In September 2007, UMG filed suit against Veoh for direct, vicarious and contributory copyright infringement, and for inducement of infringement. UMG contended that Veoh’s efforts to prevent copyright infringement on its system were “too little too late” because Veoh did not adopt filtering technology until “after Veoh harbored infringing material for its own benefit,” and initially it ran the filters only on newly uploaded videos.

Although UMG conceded that “storage on computers involves making a copy of the underlying data,” it argued that “nothing in the ordinary definition of “storage” encompasses” the automatic processes undertaken to facilitate public access to useruploaded videos. Facilitation of access, UMG argued, goes beyond “storage.” UMG also contended that these automatic processes are not undertaken “at the direction of the user.”

The court held that the phrase “by reason of the storage at the direction of the user” is broader causal language than UMG contended, “clearly meant to cover more than mere electronic storage lockers.” UMG contended that the court should thus read §512(c)’s “by reason of storage” to mean that infringement must be proximately caused by the storage, rather than caused by the access that the storage facilitates. But it is not clear how copyright holders could even discover infringing materials on service providers’ sites to notify them as the protocol dictates if §512(c) did not contemplate that there would be access to the materials. The reason one has a website is so that others may view it. If the web host only stored information for a single user, it would be more aptly described as an online back-up service.
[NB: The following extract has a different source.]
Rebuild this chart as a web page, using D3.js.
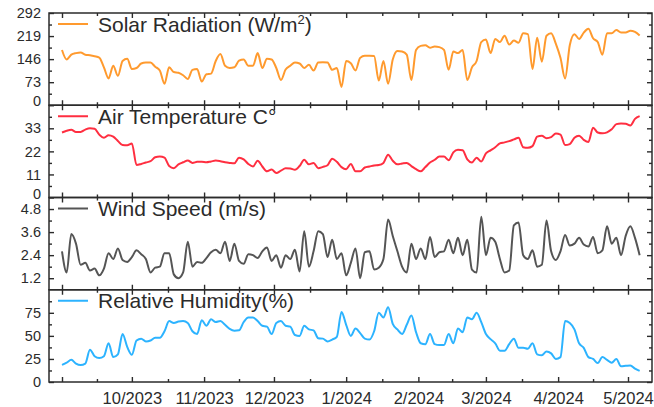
<!DOCTYPE html>
<html>
<head>
<meta charset="utf-8">
<script src="https://cdn.jsdelivr.net/npm/d3@7"></script>
<style>
  body { margin: 0; background: #fff; }
  svg { display: block; }
</style>
</head>
<body>
<svg id="chart" width="654" height="407"></svg>
<script>
// Daily-mean weather record, sampled every second day from 1 Sep 2023
const startDate = new Date(2023, 8, 1);
const stepDays = 2;

const solarRadiation = [
  175,145,160,165,167,160,158,155,151,120,
  85,125,93,140,147,115,118,132,135,135,
  122,110,68,120,105,103,95,83,112,115,
  75,98,100,140,162,125,118,120,141,145,
  125,125,165,118,147,145,118,80,113,125,
  135,132,118,128,110,135,136,135,112,118,
  58,140,133,110,150,157,157,156,78,140,
  68,145,172,170,160,80,175,188,190,182,
  186,184,175,112,170,165,175,80,120,140,
  200,208,165,210,200,220,192,205,198,228,
  225,115,214,138,220,228,195,150,85,190,
  225,210,230,242,212,200,160,228,228,238,
  230,230,236,232,221
];

const airTemperature = [
  31,31.8,32.3,31.3,31.3,32.4,33,32.8,30,28.5,
  29.7,29,27,25,24.9,25.8,15.5,16,16.7,17.3,
  19.2,19.6,19,15,14,15.8,16.8,17.7,16.5,17,
  17.1,16.8,17.2,17.6,17.3,16.8,16.5,16.3,19,18.2,
  16,14.8,17.5,14.8,12.5,13.3,11.7,12.8,13.9,13.8,
  13.2,15,18,15.8,16.5,14,14.6,15.4,18.5,17,
  14.5,13.5,16,12.5,12.5,14.3,14.8,15.3,15.5,16.5,
  20.4,17.5,15.8,16.2,16.5,15,13.5,12.5,14.5,16.7,
  18,19.5,19.5,17.8,21.5,22.8,22.5,18.2,16.7,19,
  17.2,21,22.5,24,25.8,26.3,26.9,27.7,28.5,24,
  23.7,24.5,29,29.5,28.3,28.8,30.5,30,25,25.5,
  28.5,29.5,27.5,26.5,33.3,31,30.6,31.1,32.5,35,
  35.3,35.2,34.3,37.5,38.8
];

const windSpeed = [
  2.6,1.5,3.5,3.0,1.9,2.0,1.6,1.7,1.35,1.7,
  2.5,2.2,2.75,2.15,2.05,2.3,2.65,2.45,2.2,1.5,
  1.75,1.8,2.5,2.5,1.4,1.2,1.5,3.1,1.8,2.05,
  2.0,2.25,2.55,2.68,2.5,3.1,2.1,3.0,2.1,1.95,
  2.45,2.4,2.25,2.6,2.8,2.1,2.4,1.75,2.4,2.2,
  2.68,1.55,3.65,1.8,2.6,3.65,3.5,2.3,3.2,2.2,
  2.5,1.35,2.0,2.75,1.2,2.55,2.6,1.65,1.75,2.2,
  4.25,3.4,2.6,1.8,1.5,3.0,2.2,2.75,2.2,3.35,
  2.3,2.55,2.6,3.2,2.5,3.3,2.4,3.2,1.65,1.5,
  4.4,2.4,3.3,3.1,2.2,1.5,1.6,3.95,4.1,2.4,
  2.2,2.65,1.8,1.9,4.2,2.6,2.15,2.6,3.45,2.9,
  3.0,3.3,2.95,2.85,3.35,2.5,2.65,3.9,3.0,3.3,
  2.4,3.4,3.9,3.3,2.4
];

const relativeHumidity = [
  18.5,21,24,20,18.5,20,35,28,26,28,
  42,27,30,52,38,29.5,45,47,44,45,
  48,48,55,66,64,65.5,66,64,55,52,
  67,61,68,65,66,62,57.5,55.5,56,65,
  70,70,66,61,60,52,64,66,61,60,
  51,50,61,57,56,47.5,47,44,46,49,
  76,62,50,58,53,47,46,55,75,70,
  81,63,57,52,62,72,54,42,41,52,
  41,40,40,52,42,58,54,70,68,75,
  65,52,46.5,42,34,34,41,47,37,37,
  36,42,30,29,33,31,25,27,66,64,
  57,42,37,27,25,20.5,27,24,21,25,
  17,17.5,18,14.5,12
];

// Axis ticks
const monthTicks = [
  new Date(2023, 8, 1), new Date(2023, 9, 1), new Date(2023, 10, 1),
  new Date(2023, 11, 1), new Date(2024, 0, 1), new Date(2024, 1, 1),
  new Date(2024, 2, 1), new Date(2024, 3, 1), new Date(2024, 4, 1)
];
const labelledMonths = monthTicks.slice(1); // 10/2023 … 5/2024
const solarTicks = [0, 73, 146, 219, 292];
const temperatureTicks = [0, 11, 22, 33];
const windTicks = [1.2, 2.4, 3.6, 4.8];
const humidityTicks = [0, 25, 50, 75];

const dates = solarRadiation.map((_, i) => d3.timeDay.offset(startDate, i * stepDays));

const panels = [
  { name: "Solar Radiation (W/m", sup: "2", tail: ")", values: solarRadiation,
    color: "#ff9a2e", domain: [0, 292], ticks: solarTicks, step: 73 },
  { name: "Air Temperature C°", values: airTemperature,
    color: "#ff2e40", domain: [0, 44], ticks: temperatureTicks, step: 11 },
  { name: "Wind Speed (m/s)", values: windSpeed,
    color: "#555555", domain: [0.6, 5.4], ticks: windTicks, step: 1.2 },
  { name: "Relative Humidity(%)", values: relativeHumidity,
    color: "#2cb3ff", domain: [0, 100], ticks: humidityTicks, step: 25 }
];

// Layout
const frame = { left: 49, right: 652, top: 13, bottom: 382 };
const panelH = (frame.bottom - frame.top) / panels.length;
const font = "'Liberation Sans', Arial, Helvetica, sans-serif";
const ink = "#2b2b2b";
const majorLen = 5, minorLen = 3;

const x = d3.scaleTime()
  .domain([monthTicks[0], monthTicks[monthTicks.length - 1]])
  .range([62, 628]);

// Half-month minor ticks between month starts
const monthMinor = d3.pairs(monthTicks).map(([a, b]) => new Date((+a + +b) / 2));

const svg = d3.select("#chart").attr("font-family", font);

function styleAxis(g) {
  g.select(".domain").remove();
  g.selectAll(".tick line").attr("stroke", ink).attr("stroke-width", 1.4);
  g.selectAll(".tick text").attr("fill", ink);
}

panels.forEach((p, k) => {
  const top = frame.top + k * panelH;
  const bottom = top + panelH;
  const y = d3.scaleLinear().domain(p.domain).range([bottom, top]);
  const g = svg.append("g");

  const minorY = d3.range(p.ticks[0] - p.step / 2, p.domain[1] + 1e-9, p.step / 2)
    .filter(v => v > p.domain[0] + 1e-9 && v < p.domain[1] - 1e-9 &&
      !p.ticks.some(t => Math.abs(t - v) < 1e-6));

  // Data line
  const line = d3.line()
    .x((d, i) => x(dates[i]))
    .y(d => y(d))
    .curve(d3.curveMonotoneX);
  g.append("path")
    .datum(p.values)
    .attr("d", line)
    .attr("fill", "none")
    .attr("stroke", p.color)
    .attr("stroke-width", 2)
    .attr("stroke-linejoin", "round");

  // Left axis with labels; a label sitting on the panel's bottom edge is lifted
  // a little so it clears the top label of the panel below
  g.append("g")
    .attr("transform", `translate(${frame.left},0)`)
    .call(d3.axisLeft(y).tickValues(p.ticks).tickSize(-majorLen).tickPadding(8)
      .tickFormat(d3.format("")))
    .call(styleAxis)
    .call(a => a.selectAll(".tick text")
      .attr("font-size", 14.5)
      .attr("dy", d => (d === p.domain[0] && k < panels.length - 1) ? "0.05em" : "0.32em"));
  g.append("g")
    .attr("transform", `translate(${frame.left},0)`)
    .call(d3.axisLeft(y).tickValues(minorY).tickSize(-minorLen).tickFormat(""))
    .call(styleAxis);

  // Right axis (ticks only)
  g.append("g")
    .attr("transform", `translate(${frame.right},0)`)
    .call(d3.axisRight(y).tickValues(p.ticks).tickSize(-majorLen).tickFormat(""))
    .call(styleAxis);
  g.append("g")
    .attr("transform", `translate(${frame.right},0)`)
    .call(d3.axisRight(y).tickValues(minorY).tickSize(-minorLen).tickFormat(""))
    .call(styleAxis);

  // Top and bottom time ticks
  g.append("g")
    .attr("transform", `translate(0,${top})`)
    .call(d3.axisTop(x).tickValues(monthTicks).tickSize(-majorLen).tickFormat(""))
    .call(styleAxis);
  g.append("g")
    .attr("transform", `translate(0,${top})`)
    .call(d3.axisTop(x).tickValues(monthMinor).tickSize(-minorLen).tickFormat(""))
    .call(styleAxis);
  const isLast = k === panels.length - 1;
  g.append("g")
    .attr("transform", `translate(0,${bottom})`)
    .call(d3.axisBottom(x).tickValues(monthTicks).tickSize(-majorLen).tickPadding(10)
      .tickFormat(d => (isLast && labelledMonths.some(m => +m === +d)) ? d3.timeFormat("%-m/%Y")(d) : ""))
    .call(styleAxis)
    .call(a => a.selectAll(".tick text").attr("font-size", 16.5));
  g.append("g")
    .attr("transform", `translate(0,${bottom})`)
    .call(d3.axisBottom(x).tickValues(monthMinor).tickSize(-minorLen).tickFormat(""))
    .call(styleAxis);

  // Panel frame
  g.append("rect")
    .attr("x", frame.left).attr("y", top)
    .attr("width", frame.right - frame.left).attr("height", panelH)
    .attr("fill", "none").attr("stroke", ink).attr("stroke-width", 1.5);

  // Legend
  const baseline = top + 18.5;
  g.append("line")
    .attr("x1", 58).attr("x2", 88)
    .attr("y1", baseline - 7.5).attr("y2", baseline - 7.5)
    .attr("stroke", p.color).attr("stroke-width", 2);
  const t = g.append("text")
    .attr("x", 98).attr("y", baseline)
    .attr("font-size", 21).attr("fill", ink)
    .text(p.name);
  if (p.sup) {
    t.append("tspan").attr("dy", -8).attr("font-size", 13).text(p.sup);
    t.append("tspan").attr("dy", 8).text(p.tail);
  }
});
</script>
</body>
</html>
Veoh did not actively participate in or supervise file uploading, “nor did it preview or select the files before the upload is completed.” Rather, this “automated process” for making files accessible “is initiated entirely at the volition of Veoh’s users”. The court held that Veoh’s general knowledge that it hosted copyrightable material and that its services could be used for infringement is insufficient to constitute a red flag. The court has concluded that Veoh met all the §512(c) requirements.